In the modern NFL it has become harder and harder to run a team based solely on principal, rather than taking a risk on at least one player with some character concerns. In the past we had at least a third of the league touting stout, no tolerance policies for players who engaged in infringing behavior which could be construed as detrimental to the team, or the league. This hard line approach was executed two-fold; firstly by suspending, cutting or trading players who brought detriment to the team, and secondly by removing players from the team's draft board based on evidence of misconduct at the collegiate level.
The Carolina Panthers had good reason to follow a strict policy for the better part of a decade. With national, shameful black marks against the team's name with Rae Carruth followed by the tragic death of Fred Lane, coupled with the ludicrous Top Cat scandal of 2005 it led to very strict adherence to an aforementioned two-fold policy that saw the Panthers avoiding players in the draft with bad histories, and quickly dealing with those who stepped outside acceptable behavior whilst on the team. What's not clear is who placed the onus on this policy. Some have pointed the finger at the Big Cat, but the truth is that he has almost nothing to do with football decisions, he leaves that up to GM Marty Hurney. Some have posited that it was a combination of Hurney and Fox working together that made this policy a reality. While John Fox was most definitely a player's coach, he abhorred drama and avoided conflict whenever possible; therefore, it would seem in line with his thinking that the Panthers would avoid players who could potentially rock the boat.
With Ron Rivera taking the helm as head coach things changed. While also very much a players coach, he brought a more authoritative, hard-line stance that was more open to conflict when necessary, with Rivera bringing military discipline to the team. The result was a first draft with two significant risks as relating to character, and one situation that arose during the season.
More after the jump
Regardless of how Cam Newton won over the public in 2011, and did all the right things during the season there were significant character concerns leading up to his drafting, especially for a player the GM and new coach were willing to stake their future's on. Obviously they did the due diligence in vetting Newton and decided the laptop theft and cheating allegations were no longer indicative of the player who won the national championship and Heisman with Auburn, however there was always a chance they were wrong. While I choose not to give credence to the pay for play scandal simply because there isn't any evidence, the fact Cam had a stolen laptop in his possession while at Florida was a source of concern, but ultimately it was an example of a stupid, youthful mistake and one that the QB learnt from.
More recent were the character concerns of 4th round pick CB Brandon Hogan, who even in his final year at West Virginia was involved in some unsavory behavior. Regardless of what happened with his DUI charge the selection of Hogan tips the Panthers' hand in a curious way- Carolina never took him off their draft board. While some teams in the NFL were willing to pass on Hogan, the Panthers weren't and this could help us identify their methods for dealing with players now.

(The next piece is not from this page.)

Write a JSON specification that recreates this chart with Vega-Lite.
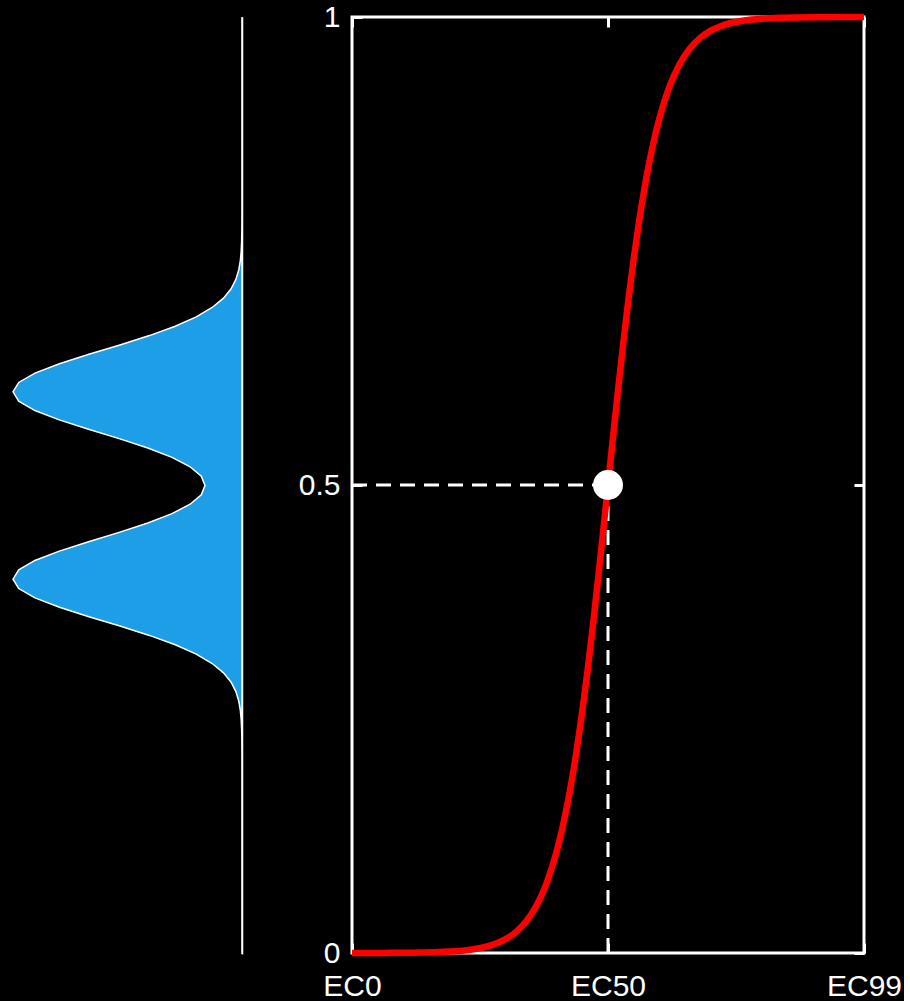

Lawrence Wilson had no noticeable issues coming out of UCONN, but a November 2nd traffic stop resulting in a marijuana possession charge caused the 6th round pick to be promptly cut by the Panthers. Regardless of how you feel about the infraction, what this indicated was that once a member of the Panthers there is no tolerance for this behavior. Some will cynically scoff that if Wilson was a star player he wouldn't have been met with such a stern response, but I like to think this is par for the course for the way the Panthers are currently being run.
Moving forward into the 2012 draft we can now see the rubric the Carolina Panthers follow- they will vet players with past indiscretions, and they're willing to draft players with such issues. However, should these problems manifest themselves once the player reaches the NFL they will be quickly dealt with. Keep this in mind as we approach the April draft and players are most closely scruitinized. Most recently this presented itself with talented CB Dre Kirkpatrick who was given a marijuana charge. Too many have suggested this alone would have removed the Alabama CB from the Panthers' draft board, but the truth is he's probably still very much in play for Carolina. Marty Hurney has openly preached a BPA, impact player plan for the 2012 draft and if Kirkpatrick fits the bill he'll be drafted, personal conduct problem or not.